Lights, Camera, Action
Live events are still on hold for the near future; they’ll need modification and careful planning to accommodate social distancing when they are allowed. This means virtual events are still very much needed. Bihet had much to share on this point, too, and cinematic themes are still at play.
“My philosophy on virtual events and meetings is to think of them like broadcast television. There needs to be a narrative. Visual storytelling and seamless pacing are crucial,” she says.
Why is it that we are overtired by a few hours of Zoom calls and Google hangouts, yet we can watch TV for hours on end? The set, sound and lighting and a scripted narrative bring us visual and mental variety, Bihet notes. All these elements are designed to keep our attention. Contrast that with, for example, Bihet’s virtual nightmare: ““When you see webinars with one slide and half a speaker in the corner, and they stay like that for one hour—come on, we’re event planners!”

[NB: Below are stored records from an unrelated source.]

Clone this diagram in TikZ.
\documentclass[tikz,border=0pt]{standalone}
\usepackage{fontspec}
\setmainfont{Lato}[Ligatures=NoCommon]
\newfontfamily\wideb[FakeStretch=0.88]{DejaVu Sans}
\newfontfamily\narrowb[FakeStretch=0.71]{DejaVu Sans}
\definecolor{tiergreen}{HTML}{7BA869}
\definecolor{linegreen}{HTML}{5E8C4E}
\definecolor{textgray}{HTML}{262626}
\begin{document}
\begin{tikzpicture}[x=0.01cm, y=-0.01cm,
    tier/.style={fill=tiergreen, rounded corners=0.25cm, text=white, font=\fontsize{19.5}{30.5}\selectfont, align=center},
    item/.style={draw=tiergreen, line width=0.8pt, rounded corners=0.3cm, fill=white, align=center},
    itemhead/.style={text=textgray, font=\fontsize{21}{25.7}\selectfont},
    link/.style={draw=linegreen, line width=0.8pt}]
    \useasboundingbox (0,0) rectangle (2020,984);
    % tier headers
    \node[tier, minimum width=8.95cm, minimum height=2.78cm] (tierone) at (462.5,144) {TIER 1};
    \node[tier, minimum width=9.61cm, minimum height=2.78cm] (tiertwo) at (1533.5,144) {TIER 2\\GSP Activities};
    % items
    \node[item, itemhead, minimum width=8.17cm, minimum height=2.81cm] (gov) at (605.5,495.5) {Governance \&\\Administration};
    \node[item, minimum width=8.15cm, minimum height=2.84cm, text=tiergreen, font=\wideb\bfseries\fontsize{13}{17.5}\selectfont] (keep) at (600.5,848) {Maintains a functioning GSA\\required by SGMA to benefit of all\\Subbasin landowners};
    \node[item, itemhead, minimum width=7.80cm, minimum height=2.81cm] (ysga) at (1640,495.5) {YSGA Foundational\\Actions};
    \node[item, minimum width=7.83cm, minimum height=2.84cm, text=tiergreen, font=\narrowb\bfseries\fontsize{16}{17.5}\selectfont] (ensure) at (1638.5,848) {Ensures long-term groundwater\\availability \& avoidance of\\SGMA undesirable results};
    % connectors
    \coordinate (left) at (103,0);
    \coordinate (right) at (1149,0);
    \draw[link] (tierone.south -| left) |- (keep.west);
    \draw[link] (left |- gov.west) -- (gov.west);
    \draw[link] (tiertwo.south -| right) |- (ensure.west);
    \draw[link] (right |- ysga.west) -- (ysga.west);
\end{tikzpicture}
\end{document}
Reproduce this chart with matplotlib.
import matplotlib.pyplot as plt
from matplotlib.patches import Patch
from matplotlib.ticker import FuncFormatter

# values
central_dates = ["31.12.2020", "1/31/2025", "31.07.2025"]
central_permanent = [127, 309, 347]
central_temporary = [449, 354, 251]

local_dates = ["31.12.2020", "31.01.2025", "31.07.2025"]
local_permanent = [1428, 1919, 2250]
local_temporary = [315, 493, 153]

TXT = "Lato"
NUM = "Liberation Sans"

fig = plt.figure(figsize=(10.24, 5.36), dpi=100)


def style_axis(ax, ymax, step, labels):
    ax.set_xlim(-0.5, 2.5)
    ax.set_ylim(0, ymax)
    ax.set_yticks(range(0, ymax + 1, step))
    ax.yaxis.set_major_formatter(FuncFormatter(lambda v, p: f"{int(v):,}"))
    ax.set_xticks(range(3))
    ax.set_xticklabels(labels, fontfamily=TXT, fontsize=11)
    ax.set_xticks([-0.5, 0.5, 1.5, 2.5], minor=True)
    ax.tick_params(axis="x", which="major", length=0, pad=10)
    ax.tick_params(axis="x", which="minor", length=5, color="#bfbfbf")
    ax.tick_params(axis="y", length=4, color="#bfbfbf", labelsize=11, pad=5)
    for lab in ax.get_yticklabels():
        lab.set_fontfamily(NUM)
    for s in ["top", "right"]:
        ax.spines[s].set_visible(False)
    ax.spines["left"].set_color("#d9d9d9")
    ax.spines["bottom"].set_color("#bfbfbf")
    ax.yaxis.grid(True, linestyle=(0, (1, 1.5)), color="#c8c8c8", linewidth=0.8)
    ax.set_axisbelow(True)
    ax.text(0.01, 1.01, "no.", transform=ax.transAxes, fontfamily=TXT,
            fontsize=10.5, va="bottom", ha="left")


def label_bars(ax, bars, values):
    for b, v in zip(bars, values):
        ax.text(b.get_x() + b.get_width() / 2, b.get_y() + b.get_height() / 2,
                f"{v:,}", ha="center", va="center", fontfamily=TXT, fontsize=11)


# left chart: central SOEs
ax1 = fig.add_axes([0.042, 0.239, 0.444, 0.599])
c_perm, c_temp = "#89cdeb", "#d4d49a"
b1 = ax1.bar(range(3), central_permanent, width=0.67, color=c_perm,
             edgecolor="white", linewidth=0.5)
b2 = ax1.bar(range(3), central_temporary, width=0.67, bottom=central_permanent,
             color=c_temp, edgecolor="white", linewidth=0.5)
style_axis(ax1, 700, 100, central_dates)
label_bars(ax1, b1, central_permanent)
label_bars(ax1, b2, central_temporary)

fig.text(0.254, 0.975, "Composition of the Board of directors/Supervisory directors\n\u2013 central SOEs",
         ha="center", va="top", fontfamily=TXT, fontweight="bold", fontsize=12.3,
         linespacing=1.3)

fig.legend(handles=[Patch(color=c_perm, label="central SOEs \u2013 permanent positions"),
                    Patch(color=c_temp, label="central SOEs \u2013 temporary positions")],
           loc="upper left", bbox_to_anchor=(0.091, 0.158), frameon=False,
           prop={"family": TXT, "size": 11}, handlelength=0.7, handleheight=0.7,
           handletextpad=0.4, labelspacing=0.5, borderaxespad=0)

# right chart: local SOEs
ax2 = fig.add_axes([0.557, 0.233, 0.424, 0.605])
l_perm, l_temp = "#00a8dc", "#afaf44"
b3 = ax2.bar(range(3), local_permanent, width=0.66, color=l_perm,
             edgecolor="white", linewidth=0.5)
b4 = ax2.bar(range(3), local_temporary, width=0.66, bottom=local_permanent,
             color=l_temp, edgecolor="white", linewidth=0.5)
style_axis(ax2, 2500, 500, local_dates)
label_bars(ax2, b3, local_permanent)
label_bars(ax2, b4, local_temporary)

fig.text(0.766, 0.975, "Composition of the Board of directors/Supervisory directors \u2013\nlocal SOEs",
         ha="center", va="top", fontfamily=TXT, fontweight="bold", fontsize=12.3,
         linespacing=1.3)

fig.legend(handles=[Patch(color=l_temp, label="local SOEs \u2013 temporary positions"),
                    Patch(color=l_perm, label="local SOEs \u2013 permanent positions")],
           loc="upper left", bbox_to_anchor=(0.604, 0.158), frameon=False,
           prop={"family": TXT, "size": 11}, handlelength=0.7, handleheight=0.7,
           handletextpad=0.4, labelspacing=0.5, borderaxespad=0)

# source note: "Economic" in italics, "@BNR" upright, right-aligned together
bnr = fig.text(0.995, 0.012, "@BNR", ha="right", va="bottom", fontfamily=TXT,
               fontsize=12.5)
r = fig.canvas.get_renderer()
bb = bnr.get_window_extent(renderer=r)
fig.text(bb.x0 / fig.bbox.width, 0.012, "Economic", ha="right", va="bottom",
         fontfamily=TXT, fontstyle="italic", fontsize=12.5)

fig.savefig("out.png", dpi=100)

As virtual events continue, thinking about planning them with the same attention to detail as a live event will bring higher engagement and richness to the platform. Depending on the event, she says, think about guests, changing camera angles, and scripting the whole process out. To stoke engagement, the liveliness, use of the element of surprise and the overall careful planning of a televised event should be the new future of remote gatherings.
Bihet pinpointed another area the industry must to work on. “There needs to be clarification about virtual event language. Everything is a virtual event, and it’s confusing for the client. A webinar, Zoom meeting and remote event are all called virtual events.”
See You at the Movies
In lieu of Bihet’s recommendations about approaching virtual events from a broadcast mindset, our homework becomes clear: Maybe all those quarantine hours on Netflix and Hulu are research, after all.